Move the block to the Calliope Mini and change the port to P1 / C1 or the port you have chosen for your project.

4. Example Program

In the last step we are writing a small program which will move the servo depending on the pressed buttons A and B.

a.) Reset the servo to this start position

In the first step we are resetting the servo to the position 90°. Use the set servo motor block from the Action -> Move section which has already a default value of 90°.

Example of set servo motor to 90°

b.) Add a infinite loop

To check the press buttons we need to read the button state several time.
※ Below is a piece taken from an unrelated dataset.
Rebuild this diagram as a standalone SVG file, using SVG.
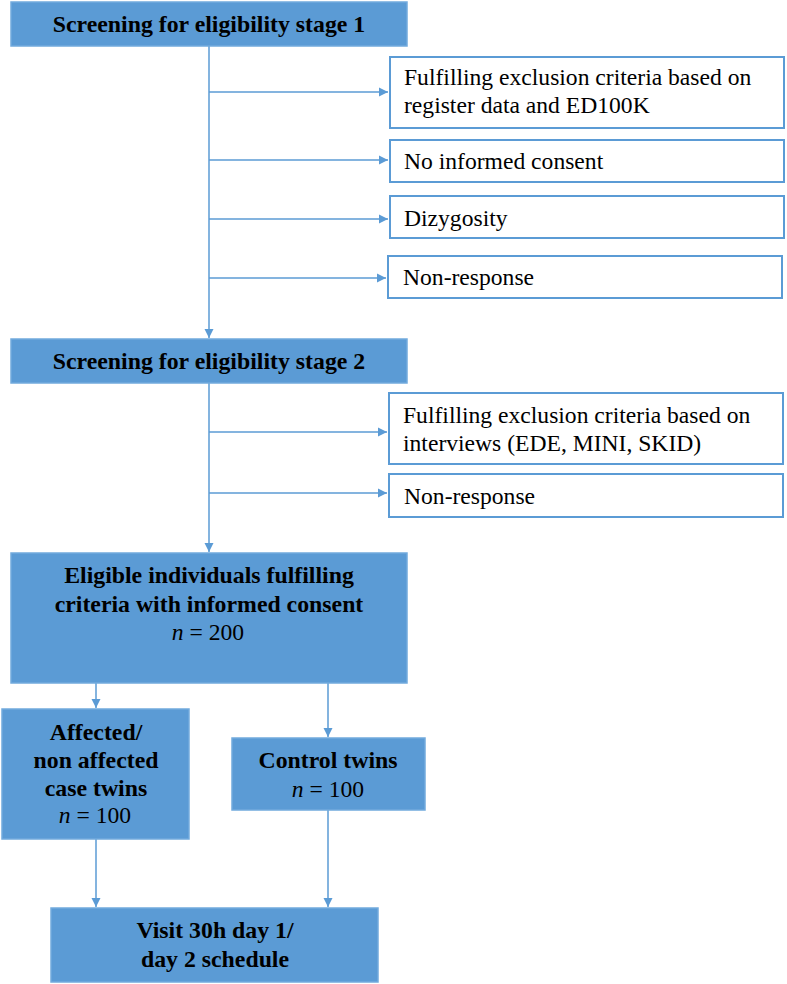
<svg xmlns="http://www.w3.org/2000/svg" width="787" height="984" viewBox="0 0 787 984">
<style>
.blue{fill:#5B9BD5;stroke:#72AADD;stroke-width:1.5}
.excl{fill:#FFFFFF;stroke:#5B9BD5;stroke-width:2}
.tb{font-family:"Liberation Serif","Times New Roman",serif;font-weight:bold;font-size:23.8px;fill:#000;text-anchor:middle}
.tn{font-family:"Liberation Serif","Times New Roman",serif;font-size:23.6px;fill:#000}
.tc{font-family:"Liberation Serif","Times New Roman",serif;font-size:23.6px;fill:#000;text-anchor:middle}
.conn{stroke:#5B9BD5;stroke-width:1.5;fill:none}
</style>
<defs>
<marker id="ah" markerUnits="userSpaceOnUse" markerWidth="10" markerHeight="10" refX="9" refY="5" orient="auto">
<path d="M0,0.5 L9,5 L0,9.5 Z" fill="#5B9BD5"/>
</marker>
</defs>
<rect width="787" height="984" fill="#FFFFFF"/>
<g id="connectors">
<line class="conn" x1="209" y1="46" x2="209" y2="338" marker-end="url(#ah)"/>
<line class="conn" x1="209" y1="92" x2="388" y2="92" marker-end="url(#ah)"/>
<line class="conn" x1="209" y1="160" x2="388" y2="160" marker-end="url(#ah)"/>
<line class="conn" x1="209" y1="219" x2="388" y2="219" marker-end="url(#ah)"/>
<line class="conn" x1="209" y1="278" x2="386" y2="278" marker-end="url(#ah)"/>
<line class="conn" x1="209" y1="383" x2="209" y2="552" marker-end="url(#ah)"/>
<line class="conn" x1="209" y1="432" x2="387" y2="432" marker-end="url(#ah)"/>
<line class="conn" x1="209" y1="493" x2="387" y2="493" marker-end="url(#ah)"/>
<line class="conn" x1="96" y1="683" x2="96" y2="708" marker-end="url(#ah)"/>
<line class="conn" x1="328" y1="683" x2="328" y2="737" marker-end="url(#ah)"/>
<line class="conn" x1="96" y1="839" x2="96" y2="907" marker-end="url(#ah)"/>
<line class="conn" x1="328" y1="810" x2="328" y2="907" marker-end="url(#ah)"/>
</g>
<g id="stage1">
<rect class="blue" x="11" y="2" width="396" height="44"/>
<text class="tb" x="209" y="32">Screening for eligibility stage 1</text>
</g>
<g id="excl1">
<rect class="excl" x="390" y="57" width="394" height="71"/>
<text class="tn" x="404" y="85">Fulfilling exclusion criteria based on</text>
<text class="tn" x="404" y="113">register data and ED100K</text>
</g>
<g id="excl2">
<rect class="excl" x="390" y="140" width="394" height="42"/>
<text class="tn" x="404" y="169">No informed consent</text>
</g>
<g id="excl3">
<rect class="excl" x="390" y="196" width="394" height="42"/>
<text class="tn" x="404" y="226">Dizygosity</text>
</g>
<g id="excl4">
<rect class="excl" x="388" y="256" width="394" height="42"/>
<text class="tn" x="403" y="285">Non-response</text>
</g>
<g id="stage2">
<rect class="blue" x="11" y="339" width="396" height="44"/>
<text class="tb" x="209" y="369">Screening for eligibility stage 2</text>
</g>
<g id="excl5">
<rect class="excl" x="389" y="393" width="394" height="71"/>
<text class="tn" x="403" y="423">Fulfilling exclusion criteria based on</text>
<text class="tn" x="403" y="451">interviews (EDE, MINI, SKID)</text>
</g>
<g id="excl6">
<rect class="excl" x="389" y="474" width="394" height="43"/>
<text class="tn" x="404" y="504">Non-response</text>
</g>
<g id="eligible">
<rect class="blue" x="11" y="553" width="396" height="130"/>
<text class="tb" x="209" y="583">Eligible individuals fulfilling</text>
<text class="tb" x="209" y="612">criteria with informed consent</text>
<text class="tc" x="208" y="640"><tspan font-style="italic">n</tspan> = 200</text>
</g>
<g id="cases">
<rect class="blue" x="2" y="709" width="187" height="130"/>
<text class="tb" x="96" y="740">Affected/</text>
<text class="tb" x="96" y="768">non affected</text>
<text class="tb" x="96" y="796">case twins</text>
<text class="tc" x="95" y="823"><tspan font-style="italic">n</tspan> = 100</text>
</g>
<g id="controls">
<rect class="blue" x="232" y="738" width="193" height="72"/>
<text class="tb" x="328" y="768">Control twins</text>
<text class="tc" x="328" y="797"><tspan font-style="italic">n</tspan> = 100</text>
</g>
<g id="visit">
<rect class="blue" x="51" y="908" width="327" height="74"/>
<text class="tb" x="215" y="938">Visit 30h day 1/</text>
<text class="tb" x="215" y="967">day 2 schedule</text>
</g>
</svg>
The easiest way is to add an the repeat indefinitely block from the Control section to repeat the same actions over and over again.

Example of sensor digital

c.) Add a if ... do ... block

In the next step we are adding a if do block from the Control -> Decision section to define the checks for the buttons.

Example of if do

d.) Change the servo position based on the pressed A + B button

In the first condition we are checking if the A and B buttons are pressed at the same time, if yes we resetting the servo to 90°.

Example of if button A and button B pressed

e.) Change the servo position based on the pressed A button

The second condition checks if only the A button is pressed, if yes we are moving the servo to 0°.

Example of if button A pressed

f.) Change the servo position based on the pressed B button

The last condition checks if only the B button is pressed, if yes we are moving the servo to 180°.

Example of if button B pressed

Done

You successfully connected a servo to your Calliope Mini and can control it over the A and B button.